-- start --

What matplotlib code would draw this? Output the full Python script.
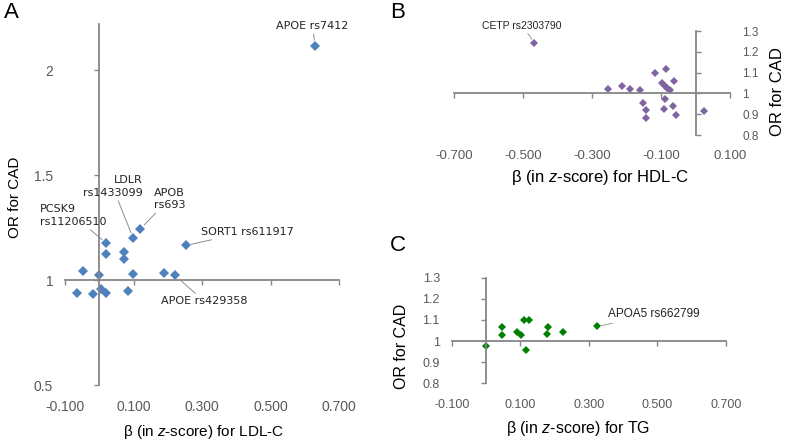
import matplotlib
matplotlib.use('Agg')
import matplotlib.pyplot as plt

plt.rcParams['font.family'] = 'Liberation Sans'
plt.rcParams['mathtext.fontset'] = 'custom'
plt.rcParams['mathtext.it'] = 'Liberation Sans:italic'
plt.rcParams['mathtext.rm'] = 'Liberation Sans'

# panel A: LDL-C
ldl_beta = [0.63, 0.12, 0.099, 0.021, 0.253, 0.021, 0.073, 0.073, -0.047, -0.001,
            0.099, 0.188, 0.221, 0.006, 0.085, -0.064, -0.019, 0.021]
ldl_or = [2.116, 1.244, 1.20, 1.176, 1.165, 1.124, 1.132, 1.10, 1.041, 1.025,
          1.03, 1.035, 1.022, 0.959, 0.946, 0.94, 0.932, 0.937]
ldl_names = {0: 'APOE rs7412', 2: 'LDLR\nrs1433099', 1: 'APOB\nrs693',
             3: 'PCSK9\nrs11206510', 4: 'SORT1 rs611917', 12: 'APOE rs429358'}

# panel B: HDL-C
hdl_beta = [-0.468, -0.255, -0.213, -0.190, -0.161, -0.152, -0.145, -0.145, -0.117, -0.085,
            -0.097, -0.088, -0.082, -0.073, -0.088, -0.092, -0.062, -0.064, -0.058, 0.026]
hdl_or = [1.244, 1.023, 1.034, 1.023, 1.018, 0.956, 0.921, 0.882, 1.10, 1.119,
          1.052, 1.035, 1.027, 1.018, 0.971, 0.923, 1.06, 0.939, 0.897, 0.913]
hdl_names = {0: 'CETP rs2303790'}

# panel C: TG
tg_beta = [0.0, 0.048, 0.046, 0.091, 0.103, 0.111, 0.126, 0.118, 0.180, 0.178, 0.224, 0.324]
tg_or = [0.978, 1.066, 1.027, 1.044, 1.031, 1.10, 1.098, 0.957, 1.066, 1.035, 1.044, 1.069]
tg_names = {11: 'APOA5 rs662799'}

xticks_pos = [-0.1, 0.1, 0.3, 0.5, 0.7]
xticks_hdl = [-0.7, -0.5, -0.3, -0.1, 0.1]
yticks_a = [0.5, 1, 1.5, 2]
yticks_a_lab = ['0.5', '1', '1.5', '2']
yticks_bc = [0.8, 0.9, 1.0, 1.1, 1.2, 1.3]
yticks_bc_lab = ['0.8', '0.9', '1', '1.1', '1.2', '1.3']

axis_grey = '#868686'
label_grey = '#595959'
lead_grey = '#8c8c8c'


def style_axes(ax, xlim, ylim, xticks, yticks, ylabs, y_side='left', xfs=10, yfs=10, ypad=8.5):
    ax.set_xlim(xlim)
    ax.set_ylim(ylim)
    ax.patch.set_visible(False)
    ax.spines['top'].set_visible(False)
    ax.spines['right'].set_visible(False)
    ax.spines['left'].set_position(('data', 0))
    ax.spines['bottom'].set_position(('data', 1))
    for s in ['left', 'bottom']:
        ax.spines[s].set_color(axis_grey)
        ax.spines[s].set_linewidth(1.3)
    ax.set_xticks(xticks)
    ax.set_yticks(yticks)
    ax.tick_params(labelbottom=False, labelleft=False, color=axis_grey, length=3.5, width=1)
    ax.tick_params(axis='y', direction='in' if y_side == 'right' else 'out')
    secx = ax.secondary_xaxis('bottom')
    secx.set_xticks(xticks, labels=['%.3f' % t for t in xticks])
    secx.tick_params(length=0, pad=11, labelsize=xfs, labelcolor=label_grey)
    secy = ax.secondary_yaxis(y_side)
    secy.set_yticks(yticks, labels=ylabs)
    secy.tick_params(length=0, pad=ypad, labelsize=yfs, labelcolor=label_grey)
    for sec in (secx, secy):
        for s in sec.spines.values():
            s.set_visible(False)


fig = plt.figure(figsize=(7.87, 4.44), dpi=100)

# ---- A
axA = fig.add_axes([65/787, 1-385/444, 274/787, 361/444])
style_axes(axA, (-0.1, 0.7), (0.5, 2.22), xticks_pos, yticks_a, yticks_a_lab)
axA.plot(ldl_beta, ldl_or, 'D', color='#4f81bd', ms=4.9, mew=0, clip_on=False)
textpos_a = {0: ((0.623, 2.21), 'center'), 2: ((0.126, 1.445), 'right'),
             1: ((0.159, 1.386), 'left'), 3: ((-0.173, 1.307), 'left'),
             4: ((0.296, 1.229), 'left'), 12: ((0.18, 0.90), 'left')}
for i, name in ldl_names.items():
    pos, ha = textpos_a[i]
    axA.annotate(name, (ldl_beta[i], ldl_or[i]), xytext=pos, ha=ha, va='center',
                 multialignment=ha, linespacing=1.35, fontsize=8, family='DejaVu Sans',
                 color='#222222', annotation_clip=False,
                 arrowprops=dict(arrowstyle='-', color=lead_grey, lw=0.7,
                                 shrinkA=0, shrinkB=4))

# ---- B
axB = fig.add_axes([454.3/787, 1-135/444, 275.7/787, 104/444])
style_axes(axB, (-0.7, 0.1), (0.8, 1.3), xticks_hdl, yticks_bc, yticks_bc_lab,
           y_side='right', xfs=9.5, yfs=8.5, ypad=9)
axB.plot(hdl_beta, hdl_or, 'D', color='#8064a2', ms=4.2, mew=0, clip_on=False)
for i, name in hdl_names.items():
    axB.annotate(name, (hdl_beta[i], hdl_or[i]), xytext=(-0.503, 1.326), ha='center',
                 va='center', fontsize=7.5, color='#222222', annotation_clip=False,
                 arrowprops=dict(arrowstyle='-', color=lead_grey, lw=0.6,
                                 shrinkA=0, shrinkB=3))

# ---- C
axC = fig.add_axes([451.7/787, 1-383.3/444, 274.3/787, 105.6/444])
style_axes(axC, (-0.1, 0.7), (0.8, 1.3), xticks_pos, yticks_bc, yticks_bc_lab,
           xfs=9, yfs=9, ypad=8.5)
axC.plot(tg_beta, tg_or, 'D', color='#008000', ms=4.3, mew=0, clip_on=False)
for i, name in tg_names.items():
    axC.annotate(name, (tg_beta[i], tg_or[i]), xytext=(0.357, 1.126), ha='left',
                 va='center', fontsize=8.5, color='#222222', annotation_clip=False,
                 arrowprops=dict(arrowstyle='-', color=lead_grey, lw=0.6,
                                 shrinkA=0, shrinkB=3))

# axis labels and panel letters
fig.text(15/787, 1-197/444, 'OR for CAD', rotation=90, ha='center', va='center', fontsize=11)
fig.text(203/787, 1-432/444, r'β (in $z$-score) for LDL-C', ha='center', va='center', fontsize=11)
fig.text(778/787, 1-92/444, 'OR for CAD', rotation=90, ha='center', va='center', fontsize=12)
fig.text(600/787, 1-177/444, r'β (in $z$-score) for HDL-C', ha='center', va='center', fontsize=12)
fig.text(401.7/787, 1-346.7/444, 'OR for CAD', rotation=90, ha='center', va='center', fontsize=11.5)
fig.text(578/787, 1-428/444, r'β (in $z$-score) for TG', ha='center', va='center', fontsize=11.5)
fig.text(11/787, 1-13/444, 'A', ha='center', va='center', fontsize=16)
fig.text(398/787, 1-13/444, 'B', ha='center', va='center', fontsize=16)
fig.text(398/787, 1-245/444, 'C', ha='center', va='center', fontsize=16)

fig.savefig('out.png', dpi=100)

-- end --

▸ GIVEN PROBLEM: Exactly as written, please give again the lines from the beginning of the listing through the line containing "3: 'PCSK9\nrs11206510', 4: 'SORT1", inclusive, without any pictures.

▸ SOLUTION TO THE EXERCISE:
What matplotlib code would draw this? Output the full Python script.
import matplotlib
matplotlib.use('Agg')
import matplotlib.pyplot as plt

plt.rcParams['font.family'] = 'Liberation Sans'
plt.rcParams['mathtext.fontset'] = 'custom'
plt.rcParams['mathtext.it'] = 'Liberation Sans:italic'
plt.rcParams['mathtext.rm'] = 'Liberation Sans'

# panel A: LDL-C
ldl_beta = [0.63, 0.12, 0.099, 0.021, 0.253, 0.021, 0.073, 0.073, -0.047, -0.001,
            0.099, 0.188, 0.221, 0.006, 0.085, -0.064, -0.019, 0.021]
ldl_or = [2.116, 1.244, 1.20, 1.176, 1.165, 1.124, 1.132, 1.10, 1.041, 1.025,
          1.03, 1.035, 1.022, 0.959, 0.946, 0.94, 0.932, 0.937]
ldl_names = {0: 'APOE rs7412', 2: 'LDLR\nrs1433099', 1: 'APOB\nrs693',
             3: 'PCSK9\nrs11206510', 4: 'SORT1 rs611917', 12: 'APOE rs429358'}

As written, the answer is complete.